Goal of the exercise:
Quote the whole listing verbatim.

Provided data:
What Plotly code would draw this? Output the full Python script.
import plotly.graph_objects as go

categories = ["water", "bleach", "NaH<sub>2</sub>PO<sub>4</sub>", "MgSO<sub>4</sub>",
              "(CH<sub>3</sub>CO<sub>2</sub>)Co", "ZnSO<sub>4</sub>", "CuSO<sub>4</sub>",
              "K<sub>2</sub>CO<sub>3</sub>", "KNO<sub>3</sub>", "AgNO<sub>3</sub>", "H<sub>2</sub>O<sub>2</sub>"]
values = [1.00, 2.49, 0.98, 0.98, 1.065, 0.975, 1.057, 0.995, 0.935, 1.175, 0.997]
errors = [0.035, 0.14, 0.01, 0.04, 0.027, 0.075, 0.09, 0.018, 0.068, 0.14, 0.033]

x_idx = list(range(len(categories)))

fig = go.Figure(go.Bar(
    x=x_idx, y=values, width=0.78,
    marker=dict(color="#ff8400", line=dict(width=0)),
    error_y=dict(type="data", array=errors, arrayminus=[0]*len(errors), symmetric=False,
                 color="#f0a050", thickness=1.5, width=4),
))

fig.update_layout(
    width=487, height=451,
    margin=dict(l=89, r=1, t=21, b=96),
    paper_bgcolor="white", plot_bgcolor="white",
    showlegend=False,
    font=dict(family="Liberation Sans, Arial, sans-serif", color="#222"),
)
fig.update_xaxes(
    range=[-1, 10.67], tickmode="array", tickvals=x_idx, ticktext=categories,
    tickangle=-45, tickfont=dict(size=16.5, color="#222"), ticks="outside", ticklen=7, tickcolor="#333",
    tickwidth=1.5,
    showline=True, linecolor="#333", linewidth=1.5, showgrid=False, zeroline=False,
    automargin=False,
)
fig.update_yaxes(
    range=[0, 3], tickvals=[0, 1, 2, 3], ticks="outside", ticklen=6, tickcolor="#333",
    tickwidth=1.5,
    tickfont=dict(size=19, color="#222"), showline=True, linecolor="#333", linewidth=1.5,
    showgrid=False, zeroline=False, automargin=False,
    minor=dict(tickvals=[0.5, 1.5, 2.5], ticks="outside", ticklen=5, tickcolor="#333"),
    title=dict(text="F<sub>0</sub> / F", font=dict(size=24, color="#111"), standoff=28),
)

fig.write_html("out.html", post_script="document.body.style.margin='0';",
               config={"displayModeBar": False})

Task response:
What Plotly code would draw this? Output the full Python script.
import plotly.graph_objects as go

categories = ["water", "bleach", "NaH<sub>2</sub>PO<sub>4</sub>", "MgSO<sub>4</sub>",
              "(CH<sub>3</sub>CO<sub>2</sub>)Co", "ZnSO<sub>4</sub>", "CuSO<sub>4</sub>",
              "K<sub>2</sub>CO<sub>3</sub>", "KNO<sub>3</sub>", "AgNO<sub>3</sub>", "H<sub>2</sub>O<sub>2</sub>"]
values = [1.00, 2.49, 0.98, 0.98, 1.065, 0.975, 1.057, 0.995, 0.935, 1.175, 0.997]
errors = [0.035, 0.14, 0.01, 0.04, 0.027, 0.075, 0.09, 0.018, 0.068, 0.14, 0.033]

x_idx = list(range(len(categories)))

fig = go.Figure(go.Bar(
    x=x_idx, y=values, width=0.78,
    marker=dict(color="#ff8400", line=dict(width=0)),
    error_y=dict(type="data", array=errors, arrayminus=[0]*len(errors), symmetric=False,
                 color="#f0a050", thickness=1.5, width=4),
))

fig.update_layout(
    width=487, height=451,
    margin=dict(l=89, r=1, t=21, b=96),
    paper_bgcolor="white", plot_bgcolor="white",
    showlegend=False,
    font=dict(family="Liberation Sans, Arial, sans-serif", color="#222"),
)
fig.update_xaxes(
    range=[-1, 10.67], tickmode="array", tickvals=x_idx, ticktext=categories,
    tickangle=-45, tickfont=dict(size=16.5, color="#222"), ticks="outside", ticklen=7, tickcolor="#333",
    tickwidth=1.5,
    showline=True, linecolor="#333", linewidth=1.5, showgrid=False, zeroline=False,
    automargin=False,
)
fig.update_yaxes(
    range=[0, 3], tickvals=[0, 1, 2, 3], ticks="outside", ticklen=6, tickcolor="#333",
    tickwidth=1.5,
    tickfont=dict(size=19, color="#222"), showline=True, linecolor="#333", linewidth=1.5,
    showgrid=False, zeroline=False, automargin=False,
    minor=dict(tickvals=[0.5, 1.5, 2.5], ticks="outside", ticklen=5, tickcolor="#333"),
    title=dict(text="F<sub>0</sub> / F", font=dict(size=24, color="#111"), standoff=28),
)

fig.write_html("out.html", post_script="document.body.style.margin='0';",
               config={"displayModeBar": False})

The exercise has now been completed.